What is asked:
Return, without pictures, the lines from the start of the data through the one that contains "PW, PH = 532, 278".

━━━━━━

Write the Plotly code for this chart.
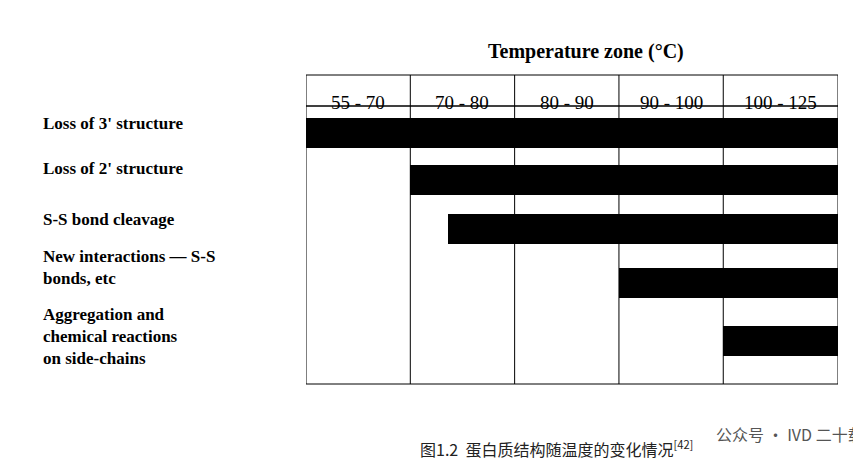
import plotly.graph_objects as go

# temperature zones (column headers) and their boundaries on a column-index scale
zones = ["55 - 70", "70 - 80", "80 - 90", "90 - 100", "100 - 125"]
edges = [0, 1, 2, 3, 4, 5.1]

events = ["Loss of 3' structure", "Loss of 2' structure", "S-S bond cleavage",
          "New interactions — S-S<br>bonds, etc",
          "Aggregation and<br>chemical reactions<br>on side-chains"]
bar_start = [0, 1, 1.36, 3, 4]
bar_end = [5.1, 5.1, 5.1, 5.1, 5.1]
row_pos = [0.52, 1.42, 2.37, 3.40, 4.52]
label_top = [0.12, 0.98, 1.96, 2.67, 3.80]

SERIF = "Liberation Serif"
PW, PH = 532, 278  # plot area in px

fig = go.Figure()
fig.add_trace(go.Bar(
    y=row_pos, x=[e - s for s, e in zip(bar_start, bar_end)], base=bar_start,
    orientation="h", width=0.58, marker_color="black", marker_line_width=0,
    showlegend=False, hoverinfo="skip"))

# header row
hdr_h = 31 / PH
fig.add_shape(type="rect", xref="x", yref="paper", x0=edges[0], x1=edges[-1],
              y0=1, y1=1 + hdr_h, line=dict(color="black", width=1))
for i, z in enumerate(zones):
    fig.add_annotation(x=(edges[i] + edges[i + 1]) / 2, y=1 + hdr_h / 2, xref="x", yref="paper",
                       text=z, showarrow=False, font=dict(family=SERIF, size=19, color="black"))
for e in edges[1:-1]:
    fig.add_shape(type="line", xref="x", yref="paper", x0=e, x1=e, y0=0, y1=1 + hdr_h,
                  line=dict(color="black", width=1))
fig.add_shape(type="rect", xref="x", yref="paper", x0=edges[0], x1=edges[-1], y0=0, y1=1,
              line=dict(color="black", width=1))

for t, y in zip(events, label_top):
    fig.add_annotation(x=(33 - 298) / PW, y=y, xref="paper", yref="y", yanchor="top", text="<b>" + t + "</b>",
                       showarrow=False, xanchor="left", align="left",
                       font=dict(family=SERIF, size=17, color="black"))

fig.add_annotation(x=(578 - 298) / PW, y=1 + (98 - 30) / PH, xref="paper", yref="paper",
                   text="<b>Temperature zone (°C)</b>", showarrow=False,
                   font=dict(family=SERIF, size=20, color="black"))
fig.add_annotation(x=(410 - 298) / PW, y=-(455 - 376) / PH, xref="paper", yref="paper",
                   text="图1.2  蛋白质结构随温度的变化情况<sup>[42]</sup>", showarrow=False,
                   font=dict(family="Noto Sans CJK SC", size=16, color="#222"))
fig.add_annotation(x=(858 - 298) / PW, y=-(440 - 376) / PH, xref="paper", yref="paper",
                   xanchor="right", text="公众号 · IVD 二十载", showarrow=False,
                   font=dict(family="Noto Sans CJK SC", size=16, color="#555"))

fig.update_xaxes(range=[edges[0], edges[-1]], showgrid=False, zeroline=False,
                 showticklabels=False, fixedrange=True)
fig.update_yaxes(range=[5.35, 0], showgrid=False, zeroline=False, showticklabels=False)
fig.update_layout(width=861, height=476, margin=dict(l=298, r=31, t=98, b=100),
                  plot_bgcolor="white", paper_bgcolor="white", bargap=0)
fig.write_html("out.html")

━━━━━━

Problem solution:
Write the Plotly code for this chart.
import plotly.graph_objects as go

# temperature zones (column headers) and their boundaries on a column-index scale
zones = ["55 - 70", "70 - 80", "80 - 90", "90 - 100", "100 - 125"]
edges = [0, 1, 2, 3, 4, 5.1]

events = ["Loss of 3' structure", "Loss of 2' structure", "S-S bond cleavage",
          "New interactions — S-S<br>bonds, etc",
          "Aggregation and<br>chemical reactions<br>on side-chains"]
bar_start = [0, 1, 1.36, 3, 4]
bar_end = [5.1, 5.1, 5.1, 5.1, 5.1]
row_pos = [0.52, 1.42, 2.37, 3.40, 4.52]
label_top = [0.12, 0.98, 1.96, 2.67, 3.80]

SERIF = "Liberation Serif"
PW, PH = 532, 278  # plot area in px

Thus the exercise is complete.